Return a true value if your rule matched.
# get things with long names
$rules->exec( sub { length > 20 } );
---------------
grep(@specifiers)-(对文件内容进行grep操作,这个操作是File::Find所不具备的,对文件进行内容上的查找提供了方便)
Opens a file and tests it each line at a time.
For each line it evaluates each of the specifiers, stopping at the first successful match. A specifier may be a regular expression or a subroutine. The subroutine will be invoked with the same parameters as an ->exec subroutine.
It is possible to provide a set of negative specifiers by enclosing them in anonymous arrays.

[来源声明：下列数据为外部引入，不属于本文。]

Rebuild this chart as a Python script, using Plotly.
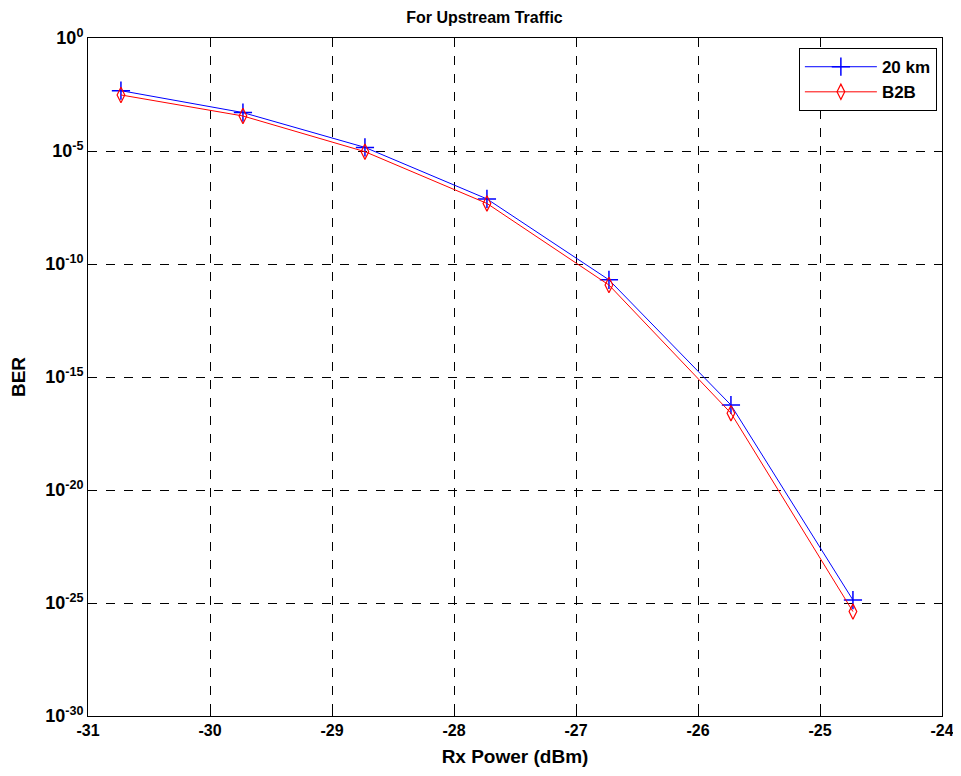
import plotly.graph_objects as go

rx_power = [-30.73, -29.73, -28.73, -27.73, -26.73, -25.73, -24.73]
ber_20km_exp = [-2.33, -3.30, -4.84, -7.12, -10.70, -16.24, -24.87]
ber_b2b_exp = [-2.52, -3.45, -5.03, -7.32, -10.93, -16.60, -25.38]
ber_20km = [10 ** e for e in ber_20km_exp]
ber_b2b = [10 ** e for e in ber_b2b_exp]

x_ticks = [-31, -30, -29, -28, -27, -26, -25, -24]
y_tick_exps = [0, -5, -10, -15, -20, -25, -30]
y_tickvals = [10 ** e for e in y_tick_exps]
y_ticktext = ["<b>10<sup>%d</sup></b>" % e for e in y_tick_exps]

font_family = "Liberation Sans, Arial, sans-serif"

fig = go.Figure()
fig.add_trace(go.Scatter(
    x=rx_power, y=ber_20km, mode="lines+markers", name="20 km",
    line=dict(color="#0000ff", width=1),
    marker=dict(symbol="cross-thin", size=13, color="#0000ff",
                line=dict(color="#0000ff", width=1.5)),
))
fig.add_trace(go.Scatter(
    x=rx_power, y=ber_b2b, mode="lines+markers", name="B2B",
    line=dict(color="#ff0000", width=1),
    marker=dict(symbol="diamond-tall-open", size=11, color="#ff0000",
                line=dict(color="#ff0000", width=1.2)),
))

fig.update_layout(
    width=953, height=760,
    margin=dict(l=80, r=19, t=30, b=52, autoexpand=False),
    paper_bgcolor="white", plot_bgcolor="white",
    font=dict(family=font_family, size=16, color="black"),
    title=dict(text="<b>For Upstream Traffic</b>", x=0.5, xanchor="center",
               y=1 - 9 / 760, yanchor="middle", font=dict(size=16)),
    legend=dict(x=0.994, y=0.985, xanchor="right", yanchor="top",
                bordercolor="black", borderwidth=1, bgcolor="white",
                font=dict(size=17, family=font_family, weight="bold"),
                tracegroupgap=0, itemwidth=72),
    showlegend=True,
)
fig.update_xaxes(
    range=[-31, -24], tickvals=x_ticks,
    ticktext=["<b>%d</b>" % v for v in x_ticks],
    tickfont=dict(size=16), automargin=False, ticklabeloverflow="allow",
    showline=True, linecolor="black", linewidth=1, mirror=True,
    ticks="inside", ticklen=5, tickcolor="black",
    showgrid=True, gridcolor="black", griddash="dash", gridwidth=1,
    zeroline=False,
    title=dict(text="<b>Rx Power (dBm)</b>", standoff=11, font=dict(size=19)),
)
fig.update_yaxes(
    type="log", range=[-30, 0], tickvals=y_tickvals, ticktext=y_ticktext,
    tickfont=dict(size=18), automargin=False, ticklabeloverflow="allow",
    showline=True, linecolor="black", linewidth=1, mirror=True,
    ticks="inside", ticklen=5, tickcolor="black",
    showgrid=True, gridcolor="black", griddash="dash", gridwidth=1,
    zeroline=False,
    title=dict(text="<b>BER</b>", standoff=14, font=dict(size=19)),
)

fig.write_html("out.html")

Should a negative specifier match the iteration is aborted and the clause is failed. For example:
$rule->grep( qr/^#!.*\bperl/, [ sub { 1 } ] );
Is a passing clause if the first line of a file looks like a perl shebang line.
---------------
maxdepth($level)-(可向下查找的目录最大深度,当为'1'时,仅处理当前工作目录)
Descend at most $level (a non-negative integer) levels of directories below the starting point.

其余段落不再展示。